The distinction between transferring existing capacity and requesting new power is significant in Québec, where provincial authorities have become more selective about allocating electricity to large industrial users.
In February, Québec issued a decree directing the provincial energy regulator to treat cryptocurrency mining as having lower strategic and economic value than traditional data centers. Keel said in its annual report that the policy also called for the tariff applied to cryptocurrency mining to be increased to a higher rate.
Recategorizing the Sherbrooke capacity for HPC and AI could therefore improve both the regulatory position and long-term economics of the assets. Final approval from the provincial ministry, however, remains a key condition before the power can be transferred to the new site.

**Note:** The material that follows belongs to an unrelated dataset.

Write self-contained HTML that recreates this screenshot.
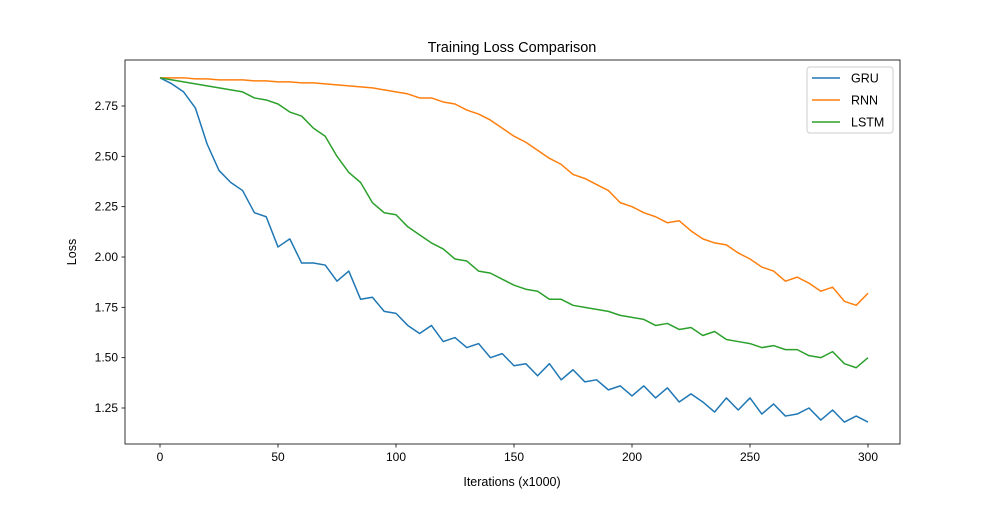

Philippe Fortier, Keel’s executive vice president of corporate development, described the city approvals as “an important step forward” and said the project would be among the larger data center developments in Québec. That description has not been independently verified.
Sherbrooke represents Keel’s largest identified Canadian HPC development opportunity. As of March 27, the company reported 170 MW of energized capacity in Québec, including 96 MW in Sherbrooke, 22 MW in Baie-Comeau and 52 MW across four smaller sites.
The project also advances the transformation of the former Bitfarms business from a bitcoin miner into an AI infrastructure developer.
Bitfarms completed its U.S. redomiciliation and rebranded as Keel Infrastructure on April 1. At the time, the company said it intended to operate as a developer and owner of energy-secured sites and data centers for AI and HPC customers. Keel became the parent company of Bitfarms, with its shares beginning to trade under the KEEL ticker in April.
The Sherbrooke plan is one of the clearest examples of that strategy because it involves moving an entire operating mining portfolio into a single proposed AI data center rather than adding a smaller HPC deployment alongside existing mining operations.
The municipal approvals reduce some of the project’s early development risk, but Keel must still obtain provincial authorization, complete its land acquisition, finalize site studies and secure the capital and customers needed to build the campus.